The City is convinced the Bank will be angling for a further rate rise. There almost certainly should be one or more, if only to keep the housing market under control next year.

According to the minutes of the October monetary meeting, released yesterday, the Chancellor agreed with the Bank's recommendation of a rise in interest rates. But, not surprisingly, he expressed no view on the Governor's clear suggestion that further upward movements would be necessary. Indeed, the minutes show him bluntly rejecting the Bank's view that the strength of sterling is not helping to curb inflation.

Politically, January will be very different in atmosphere from October, when the worst of the cabinet's single-currency crisis was still to come, and the election might have seemed a whole winter away. The polls will be looming very large indeed, and Mr Clarke would need all his toughness to defy his political colleagues and side with Mr George. A spring of rising mortgage rates is not the best of backgrounds for an election.

There are a number of clear indications that inflationary pressures are building.

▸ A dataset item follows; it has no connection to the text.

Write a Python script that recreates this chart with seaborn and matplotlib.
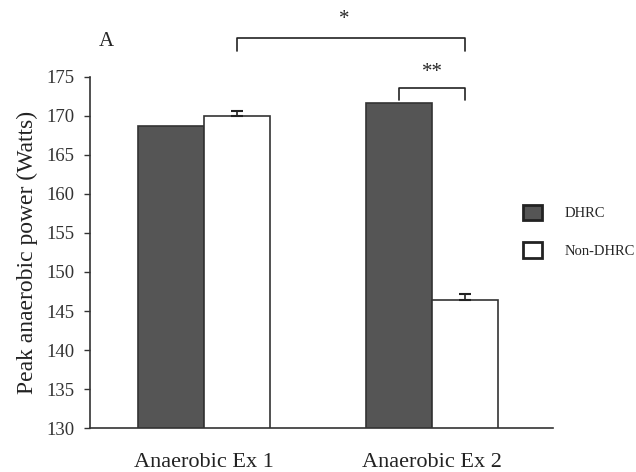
import matplotlib
matplotlib.use("Agg")
import matplotlib.pyplot as plt
import seaborn as sns
import pandas as pd
import numpy as np

# Data
exercises = ["Anaerobic Ex 1", "Anaerobic Ex 2"]
groups = ["DHRC", "Non-DHRC"]
dhrc_power = [168.7, 171.7]
non_dhrc_power = [170.0, 146.4]
non_dhrc_err = [0.6, 0.8]
y_ticks = [130, 135, 140, 145, 150, 155, 160, 165, 170, 175]

df = pd.DataFrame({
    "exercise": exercises * 2,
    "group": [groups[0]] * 2 + [groups[1]] * 2,
    "power": dhrc_power + non_dhrc_power,
})

sns.set_style("white")
plt.rcParams["font.family"] = ["Liberation Serif", "DejaVu Serif"]

fig = plt.figure(figsize=(6.36, 4.72), dpi=100)
ax = fig.add_axes([0.1415, 0.0932, 0.728, 0.7437])

sns.barplot(data=df, x="exercise", y="power", hue="group", order=exercises,
            hue_order=groups, palette=["#555555", "#ffffff"], width=0.58,
            errorbar=None, edgecolor="#333333", linewidth=1.2, ax=ax)

# error bars on the Non-DHRC bars
nd_bars = ax.containers[1]
centers = [p.get_x() + p.get_width() / 2 for p in nd_bars]
ax.errorbar(centers, non_dhrc_power, yerr=[[0, 0], non_dhrc_err], fmt="none",
            ecolor="#222222", elinewidth=1.2, capsize=4, capthick=1.5)

ax.set_ylim(130, 175)
ax.set_xlim(-0.5, 1.53)
ax.set_yticks(y_ticks)
ax.tick_params(axis="y", which="major", direction="out", length=4, width=1,
               labelsize=13.5, pad=7, colors="#333333", left=True)
ax.tick_params(axis="x", length=0, labelsize=16, pad=18, colors="#222222")
ax.set_xlabel("")
ax.set_ylabel("Peak anaerobic power (Watts)", fontsize=17, color="#222222",
              labelpad=6)

for side in ["top", "right"]:
    ax.spines[side].set_visible(False)
for side in ["left", "bottom"]:
    ax.spines[side].set_color("#333333")
    ax.spines[side].set_linewidth(1.2)

# significance brackets
d_bars = ax.containers[0]
d_centers = [p.get_x() + p.get_width() / 2 for p in d_bars]
bkw = dict(color="#222222", lw=1.2, clip_on=False)
x1, x2 = centers[0], centers[1]
ax.plot([x1, x1, x2, x2], [178.3, 180.0, 180.0, 178.3], **bkw)
ax.text((x1 + x2) / 2 - 0.03, 181.2, "*", ha="center", va="bottom", fontsize=15)
xa, xb = d_centers[1], centers[1]
ax.plot([xa, xa, xb, xb], [172.0, 173.6, 173.6, 172.0], **bkw)
ax.text((xa + xb) / 2, 174.4, "**", ha="center", va="bottom", fontsize=15)

ax.text(-0.43, 179.5, "A", fontsize=15, ha="center", va="center")

handles, labels = ax.get_legend_handles_labels()
for h in handles:
    h.set_linewidth(2)
    h.set_edgecolor("#222222")
ax.legend(handles, labels, loc="center left", bbox_to_anchor=(0.922, 0.56),
          frameon=False, fontsize=10.5, handlelength=1.3, handleheight=1.3,
          labelspacing=1.5, handletextpad=1.6, borderaxespad=0)

fig.savefig("out.png", dpi=100)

But the one the Government has most difficulty in reconciling with its anti-inflationary stance is the housing market, since a recovery is so essential to the feelgood factor.

Building societies claim that overheating in parts of London is an oddity caused by an influx of Hong Kong money and by enormous City bonuses, and they insist that this localised bout of wild inflation will not seep out into the rest of the South-east or into other regions. The Chancellor took the same hopeful view in the October minutes.

But since then, there has been a growing consensus that house prices nationally will rise 7 to 10 per cent a year for the next few years, a rate which most forecasters agree will lead to the long-awaited surge in house sales. The idea that the London market is different and self contained has been proved wrong in every previous house price boom, and will be again this time. Though it will read badly in the headlines, the housing recovery is getting to the point where it will not be stopped by a few more quarter-point rises in rates.